AIM OF THE EXERCISE. Report, word for word, every line of the material that contains "chart".

##### PROVIDED RECORDS

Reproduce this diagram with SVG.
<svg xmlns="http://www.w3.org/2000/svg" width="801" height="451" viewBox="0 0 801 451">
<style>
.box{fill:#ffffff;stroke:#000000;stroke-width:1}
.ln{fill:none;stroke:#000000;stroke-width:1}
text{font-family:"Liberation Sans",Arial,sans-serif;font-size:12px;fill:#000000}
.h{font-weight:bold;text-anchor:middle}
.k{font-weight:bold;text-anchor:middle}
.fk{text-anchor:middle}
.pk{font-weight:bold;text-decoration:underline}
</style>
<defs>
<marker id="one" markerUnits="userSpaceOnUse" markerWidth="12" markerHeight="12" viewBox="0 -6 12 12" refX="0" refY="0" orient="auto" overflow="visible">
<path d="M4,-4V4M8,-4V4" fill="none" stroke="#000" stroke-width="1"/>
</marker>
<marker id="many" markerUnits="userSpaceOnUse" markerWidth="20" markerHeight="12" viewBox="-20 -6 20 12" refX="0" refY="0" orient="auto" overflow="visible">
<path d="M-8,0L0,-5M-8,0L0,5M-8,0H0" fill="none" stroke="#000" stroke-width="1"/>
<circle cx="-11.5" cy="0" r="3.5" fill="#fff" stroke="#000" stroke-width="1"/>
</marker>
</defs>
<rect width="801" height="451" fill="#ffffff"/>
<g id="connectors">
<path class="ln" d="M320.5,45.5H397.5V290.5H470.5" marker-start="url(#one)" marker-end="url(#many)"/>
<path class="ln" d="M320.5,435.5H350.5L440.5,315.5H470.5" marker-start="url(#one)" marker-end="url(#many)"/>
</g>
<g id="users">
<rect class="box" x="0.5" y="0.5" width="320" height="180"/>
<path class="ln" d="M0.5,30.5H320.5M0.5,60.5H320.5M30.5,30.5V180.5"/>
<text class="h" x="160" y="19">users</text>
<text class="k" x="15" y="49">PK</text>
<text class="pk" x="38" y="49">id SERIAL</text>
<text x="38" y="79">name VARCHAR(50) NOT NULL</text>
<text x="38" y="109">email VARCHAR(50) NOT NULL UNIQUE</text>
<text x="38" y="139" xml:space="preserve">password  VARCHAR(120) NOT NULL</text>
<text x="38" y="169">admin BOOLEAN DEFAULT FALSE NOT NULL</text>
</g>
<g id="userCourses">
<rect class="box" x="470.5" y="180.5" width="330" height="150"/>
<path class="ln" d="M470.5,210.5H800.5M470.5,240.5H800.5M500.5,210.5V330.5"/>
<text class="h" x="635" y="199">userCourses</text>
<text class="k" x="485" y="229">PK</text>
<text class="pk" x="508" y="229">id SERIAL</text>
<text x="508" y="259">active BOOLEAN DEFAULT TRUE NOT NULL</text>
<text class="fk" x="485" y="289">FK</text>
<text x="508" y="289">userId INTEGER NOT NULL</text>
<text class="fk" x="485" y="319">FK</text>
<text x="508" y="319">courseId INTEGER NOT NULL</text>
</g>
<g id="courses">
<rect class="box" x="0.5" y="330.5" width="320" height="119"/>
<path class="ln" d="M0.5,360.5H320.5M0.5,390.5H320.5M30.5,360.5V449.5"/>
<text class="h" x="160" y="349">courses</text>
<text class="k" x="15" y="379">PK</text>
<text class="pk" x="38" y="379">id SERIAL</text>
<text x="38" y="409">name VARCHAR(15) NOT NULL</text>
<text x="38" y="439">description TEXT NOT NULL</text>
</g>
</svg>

##########
##### PROVIDED RECORDS

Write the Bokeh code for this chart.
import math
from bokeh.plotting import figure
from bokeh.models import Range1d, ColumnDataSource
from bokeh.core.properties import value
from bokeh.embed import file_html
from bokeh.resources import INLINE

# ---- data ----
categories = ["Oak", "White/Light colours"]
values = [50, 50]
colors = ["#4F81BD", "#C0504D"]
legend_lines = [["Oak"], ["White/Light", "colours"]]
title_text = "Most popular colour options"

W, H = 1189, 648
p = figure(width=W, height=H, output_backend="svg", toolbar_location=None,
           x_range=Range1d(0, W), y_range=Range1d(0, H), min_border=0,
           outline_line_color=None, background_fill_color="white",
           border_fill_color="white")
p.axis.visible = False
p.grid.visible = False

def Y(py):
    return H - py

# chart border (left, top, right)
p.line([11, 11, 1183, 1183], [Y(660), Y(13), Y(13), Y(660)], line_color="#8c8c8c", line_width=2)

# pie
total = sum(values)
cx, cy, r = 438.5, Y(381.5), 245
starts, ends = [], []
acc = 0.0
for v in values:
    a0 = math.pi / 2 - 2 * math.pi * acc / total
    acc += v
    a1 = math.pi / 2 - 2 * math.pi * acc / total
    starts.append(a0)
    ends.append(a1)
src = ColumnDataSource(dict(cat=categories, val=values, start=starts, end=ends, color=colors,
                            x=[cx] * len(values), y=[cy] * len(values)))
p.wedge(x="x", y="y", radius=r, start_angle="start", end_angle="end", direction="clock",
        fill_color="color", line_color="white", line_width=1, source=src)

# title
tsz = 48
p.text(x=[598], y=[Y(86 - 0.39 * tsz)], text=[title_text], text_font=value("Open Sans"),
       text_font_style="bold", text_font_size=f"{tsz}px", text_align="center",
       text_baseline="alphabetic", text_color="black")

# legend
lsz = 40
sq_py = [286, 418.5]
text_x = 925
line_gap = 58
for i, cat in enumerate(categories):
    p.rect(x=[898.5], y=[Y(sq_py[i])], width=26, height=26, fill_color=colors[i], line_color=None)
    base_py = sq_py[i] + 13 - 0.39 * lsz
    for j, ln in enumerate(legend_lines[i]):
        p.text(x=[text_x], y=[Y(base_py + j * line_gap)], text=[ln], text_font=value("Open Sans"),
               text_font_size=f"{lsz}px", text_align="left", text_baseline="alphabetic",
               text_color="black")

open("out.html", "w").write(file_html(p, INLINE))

##########

OUTPUT FOR THIS EXERCISE.
Write the Bokeh code for this chart.
# chart border (left, top, right)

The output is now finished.